With a low-priced product like gum, large quantities really are required to generate substantial revenue. So is keeping an eye on value.
"We care about people’s health and well-being, and we didn’t want to just charge a premium for products to charge a premium for products," Klein said. "That’s part of our [responsibility] to the health food market.”
Expanding with small bites
Pur also stayed measured when it was time to grow. For a relatively long while, the company resisted the urge to debut products beyond gum.
“I think one of our best strategies was being very disciplined and very careful. We didn’t expand our product range for the first five years,” Klein said. "We wanted to make sure our business was running well, that we had a strong following and … that our distribution net was wide enough.
"Naturally, you want to sell more, but you also don’t want to risk having business units fail, or products fail."
There were times in 2014-15 when the company grew “faster than [it] could handle” in terms of sales volume, he added. In these times, leadership consulted experts to help Pur chew what it’d bitten off, so to speak.

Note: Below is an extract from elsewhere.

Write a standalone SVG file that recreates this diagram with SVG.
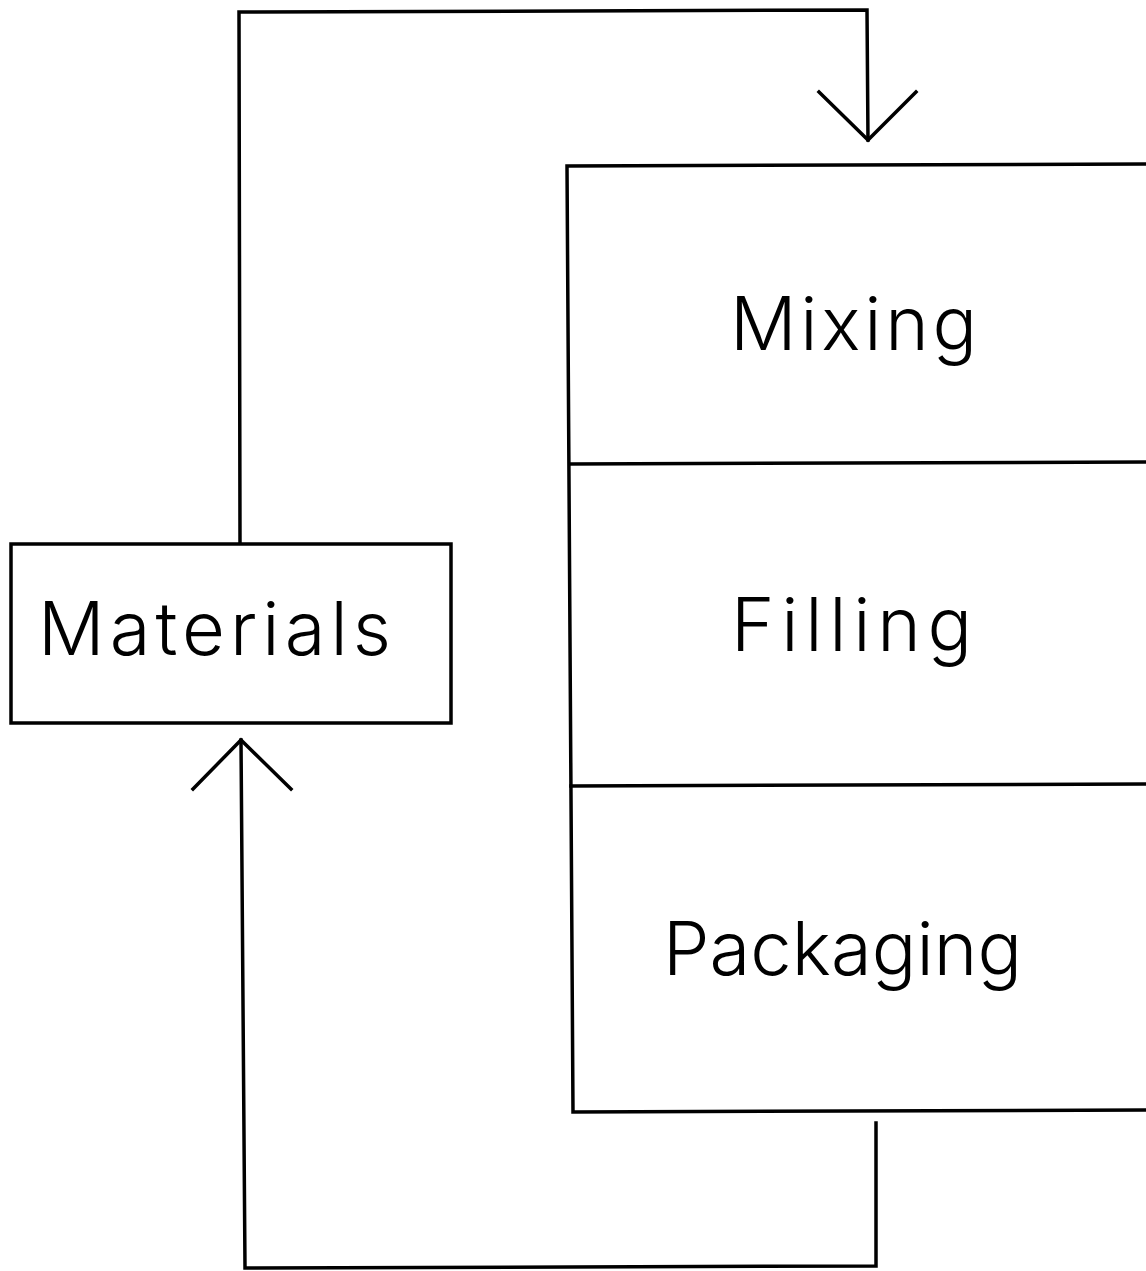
<svg xmlns="http://www.w3.org/2000/svg" width="1146" height="1271" viewBox="0 0 1146 1271">
<style>
.ln{fill:none;stroke:#000;stroke-width:3.5;stroke-linejoin:miter;stroke-linecap:square}
.lbl{font-family:Inter,"Liberation Sans","DejaVu Sans",sans-serif;font-weight:300;font-size:74px;fill:#000}
</style>
<rect width="1146" height="1271" fill="#fff"/>
<g id="connectors">
<path class="ln" d="M240,543 L239,12 L867,10 L868,140"/>
<path class="ln" d="M819,92 L868,140 L916,92"/>
<path class="ln" d="M193,789 L241,740 L291,789"/>
<path class="ln" d="M241,740 L245,1268 L876,1266 L876,1123"/>
</g>
<g id="process">
<path class="ln" d="M1150,164 L567,166 L573,1112 L1150,1110"/>
<g id="mixing">
<text class="lbl" x="730" y="350" textLength="247" lengthAdjust="spacing">Mixing</text>
</g>
<g id="filling">
<path class="ln" d="M570,464 L1150,462"/>
<text class="lbl" x="731" y="651" textLength="241" lengthAdjust="spacing">Filling</text>
</g>
<g id="packaging">
<path class="ln" d="M571,786 L1150,784"/>
<text class="lbl" x="663" y="975" textLength="359" lengthAdjust="spacing">Packaging</text>
</g>
</g>
<g id="materials">
<rect class="ln" x="11" y="544" width="440" height="179"/>
<text class="lbl" x="38" y="655" textLength="353" lengthAdjust="spacing">Materials</text>
</g>
</svg>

Then, it was time to add more products. In 2015, Pur introduced mints to its line, making a point to use similarly natural, high-quality ingredients and flavors as in its gum. In 2018, Pur saw an opportunity in the snack food market and launched a popcorn product with 40% less fat than its counterparts. Both were just as well-received as their gum predecessor.
Pur expanded from gum and mints into popcorn in 2015.
Finding the right people for the right growth stage
Klein explained that the team is what changed the most over Pur’s history, in tandem with its annual revenue.
"One of the challenges with a growing business is you blast through different sell levels [and] velocity rates, and you need different people along the way,” he said. “The people who have experience working in a $1 million business, a $10 million business and a $100 million business are very different.”
Pur’s current higher-ups include folks with marketing, business intelligence and technical supply chain expertise. They’re critical to the company’s future, according to Klein.
"You can have a great product; you can have a great market strategy; but you need the support of a team," he said. "It's what keeps the foundation strong as we grow.”
"You can have a great product; you can have a great market strategy; but you need the support of a team."
Pur has now sold well over 1 billion pieces of gum, “a cool milestone to hit,” per Klein. The goal is to be a company known not only for its great products, but also for its longevity -- to be a “Campell’s, Heinz, Kraft or Mars.”
You can bet that comfortable, controlled growth will continue to live at Pur’s core as it pursues that goal.
"Not everyone has to be that [$100 million business],” Klein said. “Some of the best businesses have been around for 100 years [and] continue to grow at a reasonable pace every year. You don’t always have to be the biggest, fastest grower, because with that comes the possibility for a big crash.”